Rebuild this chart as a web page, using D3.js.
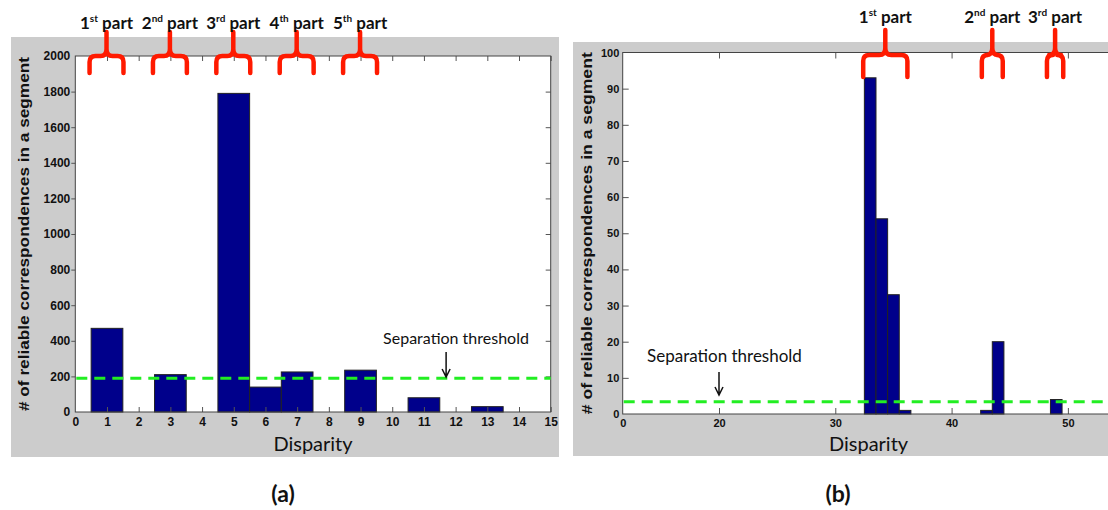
<!DOCTYPE html>
<html>
<head>
<meta charset="utf-8">
<script src="https://cdn.jsdelivr.net/npm/d3@7"></script>
<style>
  body { margin: 0; background: #fff; }
  svg { display: block; }
  .tick line { stroke: #555; }
</style>
</head>
<body>
<script>
// panel (a)
const dispA = [1, 3, 5, 6, 7, 9, 11, 13];
const countA = [470, 210, 1790, 140, 225, 235, 80, 30];
const thresholdA = 190;
const partsA = ['1st', '2nd', '3rd', '4th', '5th'];
const partRangeA = [[0.45, 1.52], [2.45, 3.52], [4.45, 5.52], [6.45, 7.52], [8.45, 9.52]];
const yTicksA = [0, 200, 400, 600, 800, 1000, 1200, 1400, 1600, 1800, 2000];

// panel (b)
const dispB = [33, 34, 35, 36, 43, 44, 49];
const countB = [93, 54, 33, 1, 1, 20, 4];
const thresholdB = 3.4;
const partsB = ['1st', '2nd', '3rd'];
const partRangeB = [[32.4, 36.2], [42.6, 44.4], [48.2, 49.6]];
const xTicksB = [0, 20, 30, 40, 50];
const yTicksB = [0, 10, 20, 30, 40, 50, 60, 70, 80, 90, 100];

const width = 1108, height = 510;
const svg = d3.select('body').append('svg')
    .attr('width', width)
    .attr('height', height);

const barColor = '#00008b';
const green = '#22ee22';
const calibri = 'Lato, "Open Sans", sans-serif';

function bracePath(x0, x1, yTip, yBar, yBot) {
    let xm = (x0 + x1) / 2;
    return `M${x0},${yBot} L${x0},${yBar + 6} Q${x0},${yBar} ${x0 + 6},${yBar}` +
        ` L${xm - 6},${yBar} Q${xm},${yBar} ${xm},${yBar - 7} L${xm},${yTip}` +
        ` M${x1},${yBot} L${x1},${yBar + 6} Q${x1},${yBar} ${x1 - 6},${yBar}` +
        ` L${xm + 6},${yBar} Q${xm},${yBar} ${xm},${yBar - 7}`;
}

function drawPanel(cfg) {
    let g = svg.append('g');
    let x = cfg.x, y = cfg.y;
    let xr = x.range();
    let l = xr[0], r = xr[xr.length - 1];
    let [b, t] = y.range();

    g.append('rect')
        .attr('x', cfg.panel[0]).attr('y', cfg.panel[1])
        .attr('width', cfg.panel[2] - cfg.panel[0]).attr('height', cfg.panel[3] - cfg.panel[1])
        .attr('fill', '#cccccc');
    g.append('rect')
        .attr('x', l).attr('y', t)
        .attr('width', r - l).attr('height', b - t)
        .attr('fill', '#fff');

    // bars
    g.selectAll('.bar')
        .data(cfg.disp)
        .join('rect')
        .attr('class', 'bar')
        .attr('x', d => x(d - 0.5))
        .attr('width', d => x(d + 0.5) - x(d - 0.5))
        .attr('y', (d, i) => y(cfg.count[i]))
        .attr('height', (d, i) => b - y(cfg.count[i]))
        .attr('fill', barColor)
        .attr('stroke', '#222')
        .attr('stroke-width', 1);

    // axes
    let fmt = d3.format('d');
    let xb = g.append('g').attr('transform', `translate(0,${b})`)
        .call(d3.axisBottom(x).tickValues(cfg.xTicks).tickFormat(fmt).tickSize(-cfg.tick).tickPadding(cfg.xPad));
    let xt = g.append('g').attr('transform', `translate(0,${t})`)
        .call(d3.axisTop(x).tickValues(cfg.xTicks.filter(v => v > 0)).tickSize(-cfg.tick).tickFormat(''));
    let yl = g.append('g').attr('transform', `translate(${l},0)`)
        .call(d3.axisLeft(y).tickValues(cfg.yTicks).tickFormat(fmt).tickSize(cfg.yTick).tickPadding(cfg.yPad));
    let yr = g.append('g').attr('transform', `translate(${r},0)`)
        .call(d3.axisRight(y).tickValues(cfg.yTicks).tickSize(-cfg.tick).tickFormat(''));
    [xb, xt, yl, yr].forEach(a => {
        a.select('.domain').remove();
        a.selectAll('.tick text')
            .attr('font-family', '"Liberation Sans", Arial, sans-serif')
            .attr('font-weight', 'bold')
            .attr('font-size', cfg.tickFont)
            .attr('fill', '#111');
    });
    yl.selectAll('.tick line').filter(d => d === 0 || d === cfg.yTicks[cfg.yTicks.length - 1]).remove();
    yr.selectAll('.tick line').filter(d => d === 0 || d === cfg.yTicks[cfg.yTicks.length - 1]).remove();
    xb.selectAll('.tick line').filter(d => d === 0).remove();

    g.append('rect')
        .attr('x', l).attr('y', t)
        .attr('width', r - l).attr('height', b - t)
        .attr('fill', 'none')
        .attr('stroke', '#444')
        .attr('stroke-width', 1);

    // threshold
    g.append('line')
        .attr('x1', l + 1).attr('x2', r)
        .attr('y1', y(cfg.threshold)).attr('y2', y(cfg.threshold))
        .attr('stroke', green)
        .attr('stroke-width', 3)
        .attr('stroke-dasharray', '11,7');

    // annotation
    g.append('text')
        .attr('x', cfg.sepText[0]).attr('y', cfg.sepText[1])
        .attr('text-anchor', cfg.sepText[2])
        .attr('font-family', calibri)
        .attr('font-size', cfg.sepFont)
        .attr('fill', '#111')
        .text('Separation threshold');
    let ax = x(cfg.arrow[0]);
    g.append('path')
        .attr('d', `M${ax},${cfg.arrow[1]} L${ax},${cfg.arrow[2]} M${ax - 4},${cfg.arrow[2] - 8} L${ax},${cfg.arrow[2]} L${ax + 4},${cfg.arrow[2] - 8}`)
        .attr('fill', 'none')
        .attr('stroke', '#111')
        .attr('stroke-width', 1.5);

    // axis titles
    g.append('text')
        .attr('x', (l + r) / 2 + cfg.xTitleShift).attr('y', cfg.xTitleY)
        .attr('text-anchor', 'middle')
        .attr('font-family', calibri)
        .attr('font-size', 20)
        .attr('fill', '#111')
        .text('Disparity');
    g.append('text')
        .attr('transform', `translate(${cfg.yTitleX},${(t + b) / 2}) rotate(-90)`)
        .attr('text-anchor', 'middle')
        .attr('font-family', '"Liberation Sans", Arial, sans-serif')
        .attr('font-weight', 'bold')
        .attr('font-size', 15)
        .attr('fill', '#111')
        .attr('textLength', cfg.yTitleLen)
        .attr('lengthAdjust', 'spacingAndGlyphs')
        .text('# of reliable correspondences in a segment');

    // part braces and labels
    cfg.parts.forEach((p, i) => {
        let x0 = x(cfg.partRange[i][0]), x1 = x(cfg.partRange[i][1]);
        g.append('path')
            .attr('d', bracePath(x0, x1, cfg.brace[0], cfg.brace[1], cfg.brace[2]))
            .attr('fill', 'none')
            .attr('stroke', '#ff1a00')
            .attr('stroke-width', 4.5)
            .attr('stroke-linecap', 'round')
            .attr('stroke-linejoin', 'round');
        let txt = g.append('text')
            .attr('x', (x0 + x1) / 2).attr('y', cfg.partY)
            .attr('text-anchor', 'middle')
            .attr('font-family', calibri)
            .attr('font-weight', 'bold')
            .attr('font-size', 17)
            .attr('fill', '#111');
        txt.append('tspan').text(p.slice(0, 1));
        txt.append('tspan').attr('dy', -7).attr('font-size', 10).text(p.slice(1));
        txt.append('tspan').attr('dy', 7).text(' part');
    });

    svg.append('text')
        .attr('x', cfg.label[0]).attr('y', 502)
        .attr('text-anchor', 'middle')
        .attr('font-family', calibri)
        .attr('font-weight', 'bold')
        .attr('font-size', 23)
        .attr('fill', '#111')
        .text(cfg.label[1]);
}

drawPanel({
    x: d3.scaleLinear().domain([0, 15]).range([75.3, 550.7]),
    y: d3.scaleLinear().domain([0, 2000]).range([412, 56]),
    panel: [11, 37, 559, 457],
    disp: dispA, count: countA, threshold: thresholdA,
    xTicks: d3.range(0, 16), yTicks: yTicksA,
    tick: 5, yTick: 4, xPad: 5, yPad: 1, tickFont: 12,
    sepText: [456, 344, 'middle'], sepFont: 16,
    arrow: [11.7, 352, 377],
    xTitleShift: 0, xTitleY: 451,
    yTitleX: 29, yTitleLen: 354,
    parts: partsA, partRange: partRangeA,
    brace: [32, 56, 73], partY: 29,
    label: [283, '(a)']
});

drawPanel({
    x: d3.scaleLinear().domain([0, 20, 54]).range([622.7, 719, 1114.4]),
    y: d3.scaleLinear().domain([0, 100]).range([414, 52.5]),
    panel: [573, 42, 1108, 456],
    disp: dispB, count: countB, threshold: thresholdB,
    xTicks: xTicksB, yTicks: yTicksB,
    tick: 6, yTick: -6, xPad: 5, yPad: 3.4, tickFont: 11,
    sepText: [647, 362, 'start'], sepFont: 17,
    arrow: [20, 372, 395],
    xTitleShift: 0, xTitleY: 451,
    yTitleX: 592, yTitleLen: 362,
    parts: partsB, partRange: partRangeB,
    brace: [30, 55, 77], partY: 23,
    label: [838, '(b)']
});
</script>
</body>
</html>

### JOB
Repeat only what lies between the start of the data and the end of the line containing "1600, 1800, 2000];", exactly, with pictures left out.

### CORRECT RESPONSE
Rebuild this chart as a web page, using D3.js.
<!DOCTYPE html>
<html>
<head>
<meta charset="utf-8">
<script src="https://cdn.jsdelivr.net/npm/d3@7"></script>
<style>
  body { margin: 0; background: #fff; }
  svg { display: block; }
  .tick line { stroke: #555; }
</style>
</head>
<body>
<script>
// panel (a)
const dispA = [1, 3, 5, 6, 7, 9, 11, 13];
const countA = [470, 210, 1790, 140, 225, 235, 80, 30];
const thresholdA = 190;
const partsA = ['1st', '2nd', '3rd', '4th', '5th'];
const partRangeA = [[0.45, 1.52], [2.45, 3.52], [4.45, 5.52], [6.45, 7.52], [8.45, 9.52]];
const yTicksA = [0, 200, 400, 600, 800, 1000, 1200, 1400, 1600, 1800, 2000];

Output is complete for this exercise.